Really, that’s all Kosta. He’s the musical genius. Pretty much him and my brother. He’ll have a bunch of riffs, my brother will help him string them together with some drum beats, and then we’ll all learn it from there. Kosta is the man, the myth, the legend, the wizard. I would say 95 percent of the music is Kosta. It’s crazy. He arranged all of his own stuff. He writes all of his own stuff. Then the vocals will come to me and my brother, and then we’ll go from there.

There are some horror elements. The album is heavy and aggressive, the lyrics are very dark. “Carnival of Execution” seems to work on the scary carnie/clowns tradition of horror. What inspired this song?
Someone asked me that earlier. That came from one of the Dawn of the New Centurion songs. Really quick, my pop spits out a line, “carnival of execution.” We thought it was really cool. We thought, “What is the Carnival of Execution?” I think we were all drinking one day. We were sitting around the circle on the table and I started running with the idea. It’s one of those carnivals you can’t help but look at. It shows society’s view on gory stuff. People love gory stuff — horror movies, boxing. It’s animalistic of us, but people as a mass yearn for it. Atrocious events are happening at this carnival, but you slowly become part of the carnival. The evil turns you. That’s the realm we went for. We had fun with it. We wanted to keep it in the same vein as what we’re doing. We sing about horror movies. We sing about domestic violence in a better light—the person causing the domestic violence is killed. We try to keep it in the realm of Hatriot: horror movies, the end of the world, domestic disputes…

“Frankenstein Must Be Destroyed” is another title conveying classic horror cinema. Is Frankenstein used more as a metaphorical subject?
There is a lyric video for a pre-pro that we released like two years ago. That was the first song I ever wrote by myself, lyrically. When Pop left, he did a sort of exit interview. He gave us this song called “Frankenstein Must Be Destroyed” and gave us a light version of how the chorus should go, and told us to run with it. I asked, what is it? He said Frankenstein is a monster, so are people on death row, so we have to kill the monsters of society. In a negative light, that’s how it’s looked at. So I wrote it and used different parts of my vocal range to tell different parts of the story. When I’m in the mids or highs, it’s the villagers trying to hunt down the abomination. Anytime I use the lows it’s Frankenstein’s point of view. It was something I went with that actually came out pretty cool. The song is a total fucking ripper! It flowed easy.
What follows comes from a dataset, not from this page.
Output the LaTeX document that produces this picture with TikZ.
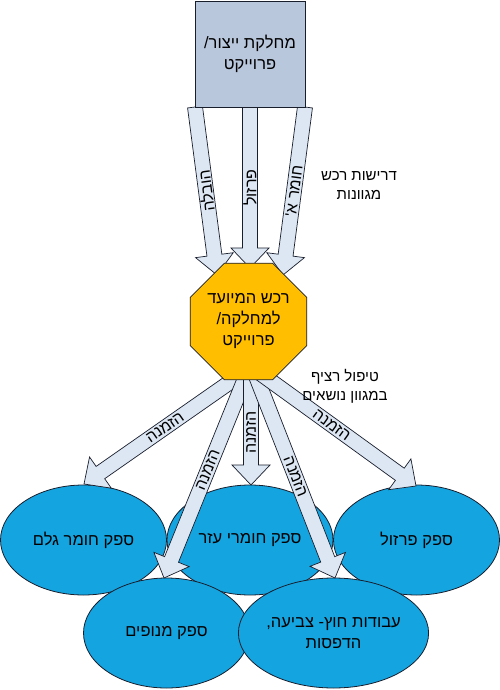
\documentclass[tikz,border=0pt]{standalone}
\usepackage{fontspec}
\newfontfamily\heb[Script=Hebrew]{Liberation Sans}
\TeXXeTstate=1
\usetikzlibrary{calc,shapes.geometric}
\definecolor{rectfill}{RGB}{185,199,221}
\definecolor{octfill}{RGB}{255,190,0}
\definecolor{ellfill}{RGB}{20,165,225}
\definecolor{arrfill}{RGB}{221,231,243}
\definecolor{edgecol}{RGB}{25,30,45}
\tikzset{
  arrowbody/.style={draw=edgecol,fill=arrfill,line width=0.7pt,line join=miter},
  arrowlabel/.style={font=\heb\fontsize{16}{18}\selectfont,inner sep=0pt},
  nodetext/.style={font=\heb\fontsize{16.5}{21}\selectfont,align=center,text=black},
  suppl/.style={ellipse,draw=edgecol,fill=ellfill,line width=0.8pt,minimum width=166pt,minimum height=110pt,inner sep=0pt,nodetext},
  freelabel/.style={font=\heb\fontsize{15}{19}\selectfont,align=center,inner sep=0pt},
}
\newcommand\barrow[5]{%
  \coordinate (#1c) at ($(#2)!20pt!(#1)$);
  \draw[arrowbody] ($(#1)!7.5pt!90:(#2)$) -- ($(#1c)!7.5pt!-90:(#1)$) -- ($(#1c)!19pt!-90:(#1)$) -- (#2) -- ($(#1c)!19pt!90:(#1)$) -- ($(#1c)!7.5pt!90:(#1)$) -- ($(#1)!7.5pt!-90:(#2)$) -- cycle;
  \path let \p1=($(#2)-(#1)$), \n1={atan2(\y1,\x1)+#4} in node[arrowlabel,rotate=\n1] at ($(#1)!#3!(#2)$) {#5};
}
\begin{document}
\begin{tikzpicture}[x=1pt,y=-1pt]
\useasboundingbox[fill=white] (0,0) rectangle (500,690);
% suppliers
\node[suppl] (e1) at (83.5,540) {\beginR ספק חומר גלם\endR};
\node[suppl] (e2) at (250,540) {\beginR ספק חומרי עזר\endR};
\node[suppl] (e3) at (416.5,540) {\beginR ספק פרזול\endR};
\node[suppl] (e4) at (166.5,633) {\beginR ספק מנופים\endR};
\node[suppl] (e5) at (333.5,633) {\beginR עבודות חוץ- צביעה,\endR\\\beginR הדפסות\endR};
% arrow end points
\coordinate (ta1) at (195,107); \coordinate (tb1) at (217,275);
\coordinate (ta2) at (250,107); \coordinate (tb2) at (250,268);
\coordinate (ta3) at (305,107); \coordinate (tb3) at (283,275);
\coordinate (ba1) at (246,371); \coordinate (bb1) at (84,484);
\coordinate (ba4) at (248,371); \coordinate (bb4) at (164,578);
\coordinate (ba2) at (251,371); \coordinate (bb2) at (251,485);
\coordinate (ba5) at (254,371); \coordinate (bb5) at (335,578);
\coordinate (ba3) at (257,371); \coordinate (bb3) at (416,486);
% top arrows
\barrow{ta2}{tb2}{0.5}{180}{\beginR פרזול\endR}
\barrow{ta1}{tb1}{0.5}{180}{\beginR הובלה\endR}
\barrow{ta3}{tb3}{0.5}{180}{\beginR חומר א'\endR}
% bottom arrows
\barrow{ba1}{bb1}{0.5}{180}{\beginR הזמנה\endR}
\barrow{ba4}{bb4}{0.48}{180}{\beginR הזמנה\endR}
\barrow{ba2}{bb2}{0.54}{180}{\beginR הזמנה\endR}
\barrow{ba5}{bb5}{0.51}{0}{\beginR הזמנה\endR}
\barrow{ba3}{bb3}{0.47}{0}{\beginR הזמנה\endR}
% central nodes
\node[regular polygon,regular polygon sides=8,minimum size=117pt,inner sep=0pt,draw=edgecol,fill=octfill,line width=0.8pt,nodetext] (oct) at (248.5,321.5) {\beginR רכש המיועד\endR\\\beginR למחלקה/\endR\\\beginR פרוייקט\endR};
\node[rectangle,draw=edgecol,fill=rectfill,line width=0.8pt,minimum width=110pt,minimum height=106pt,inner sep=0pt,nodetext] (dept) at (250,54) {\beginR מחלקת ייצור/\endR\\\beginR פרוייקט\endR};
% free labels
\node[freelabel] (req) at (359,186) {\beginR דרישות רכש\endR\\\beginR מגוונות\endR};
\node[freelabel] (cont) at (345,386) {\beginR טיפול רציף\endR\\\beginR במגוון נושאים\endR};
\end{tikzpicture}
\end{document}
You also write about the New World Order. Where did that start? Are you into subversive literature?
Not so much the New World Order. If you want a good conversation about that, my brother would be the guy to talk about conspiracy theories. It’s like “Days Unto Darkness” is the Reign in Blood, “Raining Blood” kind of thing. You can pass out into darkness or these days we know are going into a dark time. The album title is about problems in our society. We’re all just setting ourselves onto flames. I don’t know, just generic horror metal 101 shit to talk about, right?

As great as ‘80s thrash is, the production lacked volume and seemed kind of thin. From Days Unto Darkness is loud and thick. All the instruments appear in the mix. Bass can often be forgotten, but your bass is up front. How much of this is from the recording and how much of it is from harmonizing the bass with the guitar?
It’s pretty much “show me anything and I’ll play it.” Kosta writes everything. He’s very meticulous on how he wants his bass parts. Sometimes I’ll follow him, but I’ll get that glassed eye across the room. It’s just time coming. It’s us working together as a whole, and him also understanding the bass wants to be heard. I hate to say it, a lot of times I just rip on the open E. I do a lot of vocal parts, too, especially a lot of my dad’s songs I had to dumb some of those parts down because he’s so all-over-the-place vocally and me playing an instrument at the same time. Good luck. Kosta sits down and finalizes how it goes. Thanks to Cody Fuentes and Juan Urteaga for making it as booming as it is. It’s funny you mention ‘80s thrash, I always had a joke that James Hetfield did his recordings down a friggin hallway. Holy shit, it’s so bad! Look at something else from a different genre at that time. It doesn’t sound that bad. I don’t know if they were going for something. Call me a naïve second-generation metal kid, but I guess it is what it is.

Hatriot are approaching a decade as a band. How do you feel about being together for almost ten years?
It feels really good. Now that you say that, I feel we should have done more. We’ve had fun with it. It’s our “super hobby” as I call it. We all have jobs. Crazy, we’re coming up on ten years. It’s funny, too, there was one Hatriot show where a couple people were sick. Glen Alvelais (Forbidden) stepped in. My brother wasn’t on drums yet. We had another rhythm guitar player, so I’m the only member to appear on one of the first Hatriot show stages. It makes me think.

What’s next for Hatriot? Are you going on the road?
We have a few shows lined up, here and there. I think our manager, Ace, is in the works for some stuff, but right now we’re all working, going to school. We have a bunch going on. We’re super busy. We’ll see where it goes. We’re hoping the perception of me on vocals doesn’t hinder the band, and we continue moving it forward. I think that’s what everybody is waiting to see.